Logos Multilingual Portal

5 - Text generation - second part



"[words] cannot be imagined without ornament,
though it is often involuntary; there is ornament in
even the most arid exposition [...]"1.



Human mind has a long-term memory, containing its stablest contents, the nearly permanent material characterizing the cultural patrimony of the individual; it''s a memory that, in computer terms, can be compared to a hard disk: data can be added or deleted but, except in case of serious accidents, when the computer is switched off, data are still there.
  The mind has another, short-term, service memory; it is a volatile memory, lasting only as long as it is useful, and has an exclusively organizational character. It is similar to our computer RAM for at least two reasons: the first is that on its capacity depends the number of operations simultaneously feasible within a given time frame; the second is that, when the computer is turned off, the RAM is cleared. In the case of text production, such a short-term memory can, for example, organize ideas while a speech act is being organized. Since this memory is limited, many conjectures about the functioning of text generation are based precisely on this feature. The limits of our short-term memory impede our strategic capabilities to plan sentences and, especially in spoken language, they cause mistakes or flaws, like incongruity of number or gender, anacolutha, structural or logical misconnections.
  The passage from mental content to written text can be described in these terms:

  • pinpointing elements useful for discrimination of the content to be expressed from similar contents;
  • pinpointing redundant elements;
  • choice of words (lexicalization) and attention to their cohesion (inner links);
  • choice of grammatical structure/s;
  • linear order of words;
  • part of speech;
  • sentence complexity;
  • prepositions and other function words;
  • final form2.

Due to limitations in short-term memory, sentences are built gradually, interpolating execution and planning stages. While one part of the speech act is actualized (=pronounced, written), the next one is planned: "we think while we talk and, while we talk, we think"3. There are many affinities between language and perception: they are both compositional devices, both must satisfy good-form and completeness conditions (in the sense meant by Gestalt psychology: functioning occurs by chunks, by perceiving structures) 4.
  A fundamental stage for text generation consists in the choice of the words for expressing the message. As Michael Zock, French CNRS researcher, writes, to state that an exact chronological order exists according to which first the thought formation occurs, and then words adequate to express them are chosen, has two implications: thought rigidly and completely precedes language, and thought is completely coded and specified before lexicalization occurs5. According to Zock''s hypothesis, though, linguistic coding plays an important role in content modeling as well, i.e. there is a reciprocal interaction between content and language.
  If the text-generation process is considered in terms of intersemiotic translation from the mental language into verbal language, since applying words to mental content generates a content, the translation process becomes complex, bi-directional, and manifold. If the selection of given words alters the content of the message to be expressed, such selection has an impact both on the structuring of that message, diverging onto paths unforeseen before the start of lexicalization, and on all revisions before the final draft (when there is one; hypertextualization of communication, the highest technical transmissibility of information increasingly limits use of words like "final draft": instead we see more "works in progress").
  As we have seen when studying the interpretant and its subjective component, there is no exact, constant or universal correspondence between words and the mental subjective meaning aura or, as Zock says,

[...] words cannot be directly mapped on their conceptual counterpart, that is, there is no one-to-one correspondence between concepts and words: a given word may express more than a single concept [...]6.

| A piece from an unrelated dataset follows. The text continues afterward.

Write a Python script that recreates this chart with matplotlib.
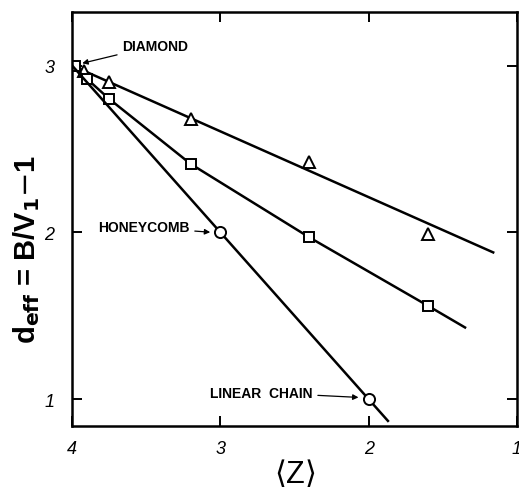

This implies that choosing a word or a word combination alters not only the way in which content is expressed, but the speech act''s content as well. Such a statement, among other things, clamorously supports from a psychological and psycholinguistic point of view the point made, in literature by Romantic writers and, in criticism, by Russian Formalists first and then by the linguistic Structuralists, who revived interest in text semiotics in the 1960s: it is not possible to neatly distinguish form from content, because form is content and content lies in form as well.

Natural languages, as opposed to artificial languages, are very flexible. The different components (conceptual, lexical and syntactic) are highly interdependent, each component possibly influencing the others. The advantage of such heterarchical architecture is that it allows for various orders of data processing. For example, lexical choice may precede the choice of syntactic structure and vice versa7.

  

Bibliographical references

BATEMAN J. & ZOCK M. Natural Language Generation, in R. Mitkov, editor, Handbook of Computational Linguistics, Oxford University Press, 2001, ISBN

MARÍAS J. Negra espalda del tiempo, Punto de lectura, 2000 (original edition 1998), ISBN 84-663-0007-7.

MARÍAS J. Dark Back of Time, New York, New Directions, 2001 (translated by Esther Allen), ISBN 0-8112-1466-4.

ZOCK M. Holmes meets Montgomery: an unusual yet necessary encounter between a detective and a general, or, the need of analytical and strategic skills in outline planning, in VI Simposio Internacional de Comunicacion Social, Santiago de Cuba, 1999, p. 478-483.

ZOCK M. The power of words, in Message Planning, 16th International Conference on Computational Linguistics (COLING), København, 1996, p. 990-5.

ZOCK M. Sentence generation by pattern matching: the problem of syntactic choice, in R. Mitkov & N. Nicolov editors, Recent Advances in Natural Language Processing. Series: Current Issues in Linguistic Theory, Amsterdam, Benjamins, 1997, ISBN p. 317-352.


1 Marías 2001, p. 8. «[...] y además [la palabra] no se concibe sin ornamento, a menudo involuntario, lo hay hasta en la exposición más árida [...]» Marías 1998 (2000), p. 10.
2 Bateman e Zock 2001.
3 Zock 1997, p. 327 note.
4 Zock 1997, p. 328.
5 Zock 1997, p. 990.
6 Zock 1997, p. 990.
7 Zock 1997, p. 326.